> [Requirements]
Your task is to retype, word for word, the lines from the start of the data through the line holding "plt.rcParams['font.family'] = ['Liberation". Do not include the pictures.

# Start of Supplied data

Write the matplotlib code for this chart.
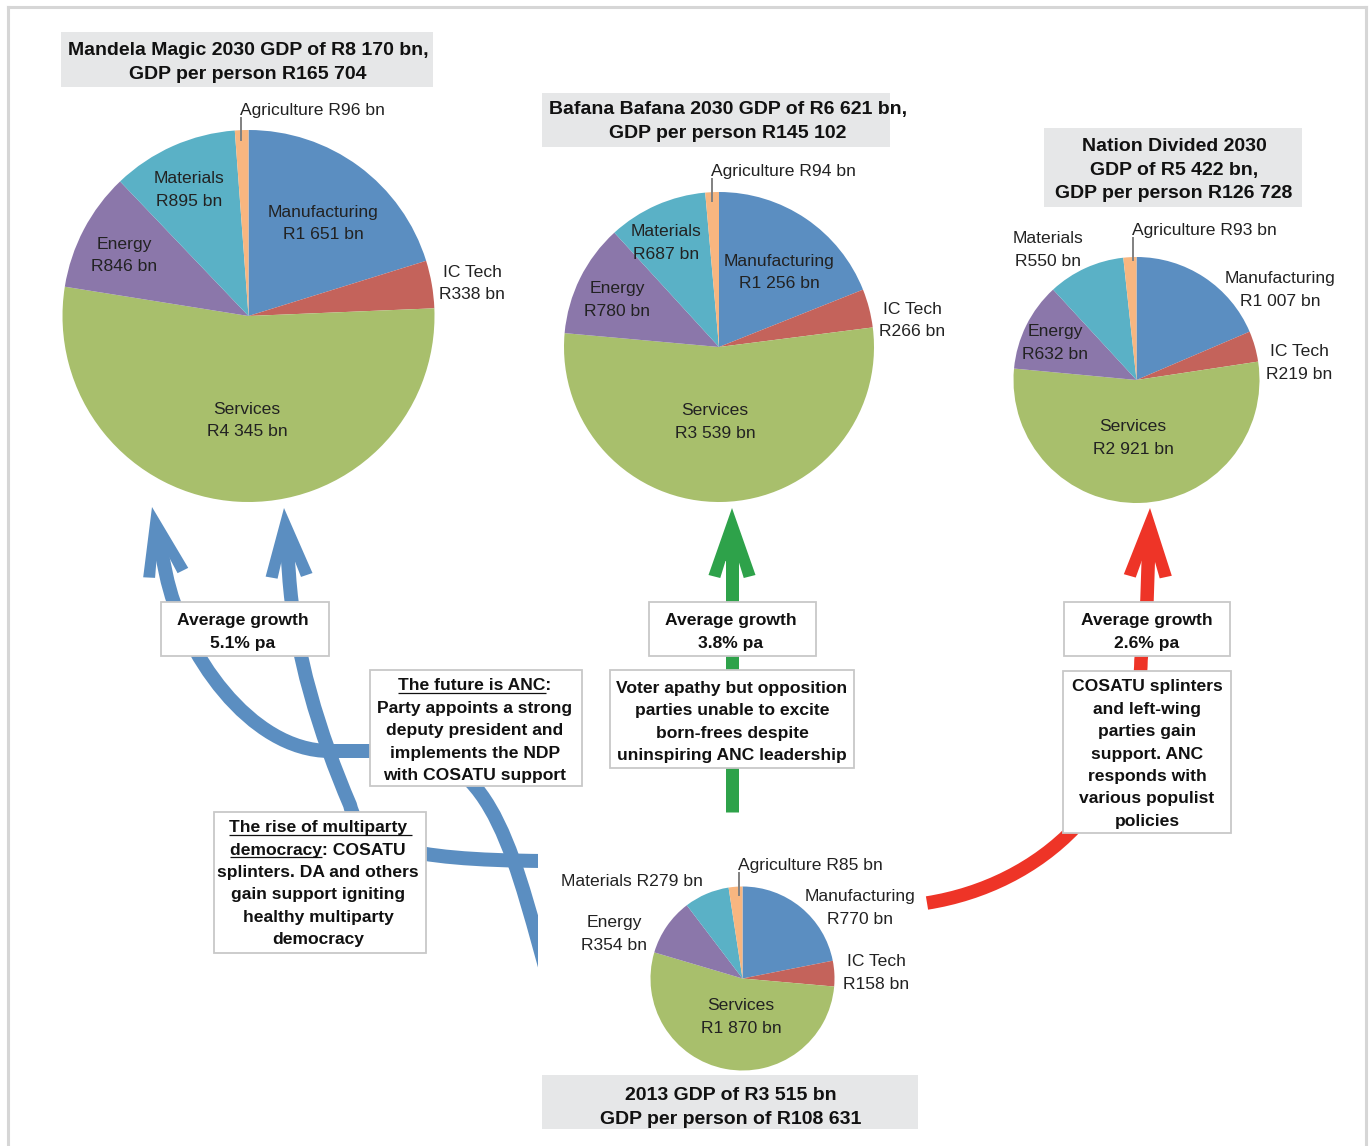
import numpy as np
import matplotlib.pyplot as plt
from matplotlib.path import Path
from matplotlib.patches import PathPatch, Polygon, Rectangle

plt.rcParams['font.family'] = ['Liberation Sans', 'DejaVu Sans']

# --- data -------------------------------------------------------------
sectors = ['Manufacturing', 'IC Tech', 'Services', 'Energy', 'Materials', 'Agriculture']
colors = ['#5b8ec1', '#c4635b', '#a8bf6c', '#8b77aa', '#5ab1c6', '#f8b680']

gdp_2013 = [770, 158, 1870, 354, 279, 85]
gdp_mandela = [1651, 338, 4345, 846, 895, 96]
gdp_bafana = [1256, 266, 3539, 780, 687, 94]
gdp_divided = [1007, 219, 2921, 632, 550, 93]

total_2013 = 3515
per_person_2013 = 108631
scenarios = ['Mandela Magic', 'Bafana Bafana', 'Nation Divided']
total_2030 = [8170, 6621, 5422]
per_person_2030 = [165704, 145102, 126728]
growth = [5.1, 3.8, 2.6]

# label positions (image pixels) for each sector, per pie
lab_mandela = [(323, 221.5), (472, 281.5), (247, 418.5), (124, 253.5), (189, 188), (240, 109)]
lab_bafana = [(779, 270.5), (912, 318.5), (715, 420), (617, 298), (666, 241), (711, 170)]
lab_divided = [(1280, 288), (1299, 361), (1133, 436), (1055, 341), (1048, 248), (1132, 229)]
lab_2013 = [(860, 906), (876, 971), (741, 1015), (614, 932), (632, 880), (738, 864)]

W, H = 1370, 1146
fig = plt.figure(figsize=(W / 100, H / 100), dpi=100)
ax = fig.add_axes([0, 0, 1, 1])

LAB = 12.6   # pt, sector labels
TXT = 12.6   # pt, bold box text
TTL = 14     # pt, bold titles


def rand(v):
    return 'R' + f'{v:,}'.replace(',', ' ')


def put_lines(x, y0, lines, size, bold=False, dy=22.5, color='#111111', ha='center'):
    out = []
    for i, s in enumerate(lines):
        t = ax.text(x, y0 + i * dy + size * 100 / 72 * 0.36, s, ha=ha, va='baseline',
                    fontsize=size, fontweight='bold' if bold else 'normal',
                    color=color, zorder=6)
        out.append(t)
    return out


def box(x0, y0, x1, y1, fc='white', ec='#c8c8c8'):
    ax.add_patch(Rectangle((x0, y0), x1 - x0, y1 - y0, facecolor=fc,
                           edgecolor=ec, linewidth=1.3, zorder=4))


def draw_pie(vals, center, radius, labpos, single=()):
    ax.pie(vals, colors=colors, startangle=-90, counterclock=True,
           center=center, radius=radius, frame=True,
           wedgeprops=dict(linewidth=0, zorder=2))
    for i, (name, v) in enumerate(zip(sectors, vals)):
        x, y = labpos[i]
        if name == 'Agriculture':
            put_lines(x, y, [f'{name} {rand(v)} bn'], LAB, color='#222222', ha='left')
            ax.plot([x + 1, x + 1], [y + 9, y + 31], color='#808080', lw=1.4, zorder=3)
        elif name in single:
            put_lines(x, y, [f'{name} {rand(v)} bn'], LAB, color='#222222')
        else:
            put_lines(x, y - 11.25, [name, f'{rand(v)} bn'], LAB, color='#222222')


def head(tip, frm, color, L=67, hw=23.5, sw=6.5):
    # swept arrow head; returns the point inside the head where the shaft should stop
    tip = np.array(tip, float)
    d = tip - np.array(frm, float)
    u = d / np.linalg.norm(d)
    n = np.array([-u[1], u[0]])
    loc = [(0, 0), (L, hw), (L + 3, 0.5 * hw), (L - 14, sw),
           (L - 14, -sw), (L + 3, -0.5 * hw), (L, -hw)]
    pts = [tip - a * u + b * n for a, b in loc]
    ax.add_patch(Polygon(pts, closed=True, facecolor=color, edgecolor='none', zorder=3))
    return tuple(tip - (L - 18) * u)


def shaft(verts, codes, lw_px, color, clip=None):
    p = PathPatch(Path(verts, codes), fill=False, edgecolor=color,
                  linewidth=lw_px * 0.72, capstyle='butt', joinstyle='round', zorder=3)
    ax.add_patch(p)
    if clip is not None:
        p.set_clip_path(clip)


# --- pies ---------------------------------------------------------------
draw_pie(gdp_mandela, (248.5, 316), 186, lab_mandela)
draw_pie(gdp_bafana, (719, 347), 155, lab_bafana)
draw_pie(gdp_divided, (1136.5, 380), 123, lab_divided)
draw_pie(gdp_2013, (742.5, 978.5), 92, lab_2013, single=('Materials',))

ax.set_xlim(0, W)
ax.set_ylim(H, 0)
ax.set_aspect('auto')
ax.axis('off')

# --- titles -------------------------------------------------------------
box(61, 32, 433, 87, fc='#e6e7e8', ec='none')
put_lines(248, 48, [f'{scenarios[0]} 2030 GDP of {rand(total_2030[0])} bn,',
                    f'GDP per person {rand(per_person_2030[0])}'], TTL, bold=True, dy=24)
box(542, 93, 890, 147, fc='#e6e7e8', ec='none')
put_lines(728, 107, [f'{scenarios[1]} 2030 GDP of {rand(total_2030[1])} bn,',
                     f'GDP per person {rand(per_person_2030[1])}'], TTL, bold=True, dy=24)
box(1044, 128, 1302, 207, fc='#e6e7e8', ec='none')
put_lines(1174, 144, [f'{scenarios[2]} 2030', f'GDP of {rand(total_2030[2])} bn,',
                      f'GDP per person {rand(per_person_2030[2])}'], TTL, bold=True, dy=23.7)
box(542, 1075, 918, 1129, fc='#e6e7e8', ec='none')
put_lines(731, 1093, [f'2013 GDP of {rand(total_2013)} bn',
                      f'GDP per person of {rand(per_person_2013)}'], TTL, bold=True, dy=23.5)

# --- arrows -------------------------------------------------------------
blue, green, red = '#5b8ec1', '#2ea24a', '#ee3427'
clip = Rectangle((0, 0), 538, H, transform=ax.transData)
C4, MV, LN = Path.CURVE4, Path.MOVETO, Path.LINETO

end_a = head((152, 507), (166, 574), blue, hw=23)
shaft([(553, 995), (515, 862), (496, 752), (400, 751), (330, 751),
       (250, 751), (182, 652), (166, 574), end_a],
      [MV, C4, C4, C4, LN, C4, C4, C4, LN], 14, blue, clip)

end_b = head((284, 508), (289, 574), blue, hw=23.5)
shaft([(545, 861), (400, 860), (360, 845), (350, 805),
       (320, 735), (294, 652), (289, 574), end_b],
      [MV, C4, C4, C4, C4, C4, C4, LN], 14, blue, clip)

end_g = head((732, 508), (732, 600), green, hw=23.5)
shaft([(732, 812), end_g], [MV, LN], 13, green)

end_r = head((1150, 508), (1147, 600), red, hw=24)
shaft([(927, 903), (1040, 885), (1138, 800), (1141, 660), (1147, 600), end_r],
      [MV, C4, C4, C4, LN, LN], 13.5, red)

# --- text boxes ---------------------------------------------------------
for (x0, x1, xc), g in zip([(161, 329, 243), (649, 816, 731), (1064, 1230, 1147)], growth):
    box(x0, 602, x1, 656)
    put_lines(xc, 619, ['Average growth', f'{g}% pa'], TXT, bold=True)

box(370, 670, 582, 786)
anc = put_lines(475, 684, ['The future is ANC:', 'Party appoints a strong',
                           'deputy president and', 'implements the NDP',
                           'with COSATU support'], TXT, bold=True)

box(610, 670, 854, 768)
put_lines(732, 686.5, ['Voter apathy but opposition', 'parties unable to excite',
                       'born-frees despite', 'uninspiring ANC leadership'], TXT, bold=True)

box(214, 812, 426, 953)
rise = put_lines(318, 826, ['The rise of multiparty', 'democracy: COSATU',
                            'splinters. DA and others', 'gain support igniting',
                            'healthy multiparty', 'democracy'], TXT, bold=True, dy=22.4)

box(1063, 671, 1231, 833)
put_lines(1147, 685, ['COSATU splinters', 'and left-wing', 'parties gain',
                      'support. ANC', 'responds with', 'various populist',
                      'policies'], TXT, bold=True, dy=22.4)

# underlines
rend = fig.canvas.get_renderer()
inv = ax.transData.inverted()


def underline(t, prefix, extra=0.0):
    bb = t.get_window_extent(rend)
    tmp = ax.text(0, 0, prefix, fontsize=t.get_fontsize(), fontweight=t.get_fontweight())
    w = tmp.get_window_extent(rend).width
    tmp.remove()
    x0 = inv.transform((bb.x0, 0))[0]
    x1 = inv.transform((bb.x0 + w, 0))[0]
    y = t.get_position()[1] + 2.5
    ax.plot([x0, x1 + extra], [y, y], color='#111111', lw=0.9,
            solid_capstyle='butt', zorder=6)


underline(anc[0], 'The future is ANC')
underline(rise[0], 'The rise of multiparty', extra=5)
underline(rise[1], 'democracy')

# frame
fc = '#d6d6d6'
ax.plot([8, 8], [H, 7], color=fc, lw=2.2, zorder=1)
ax.plot([8, 1366], [7, 7], color=fc, lw=2.2, zorder=1)
ax.plot([1366, 1366], [7, H], color=fc, lw=2.2, zorder=1)

fig.savefig('out.png', dpi=100)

# End of Supplied data

> [Solution to the exercise]
Write the matplotlib code for this chart.
import numpy as np
import matplotlib.pyplot as plt
from matplotlib.path import Path
from matplotlib.patches import PathPatch, Polygon, Rectangle

plt.rcParams['font.family'] = ['Liberation Sans', 'DejaVu Sans']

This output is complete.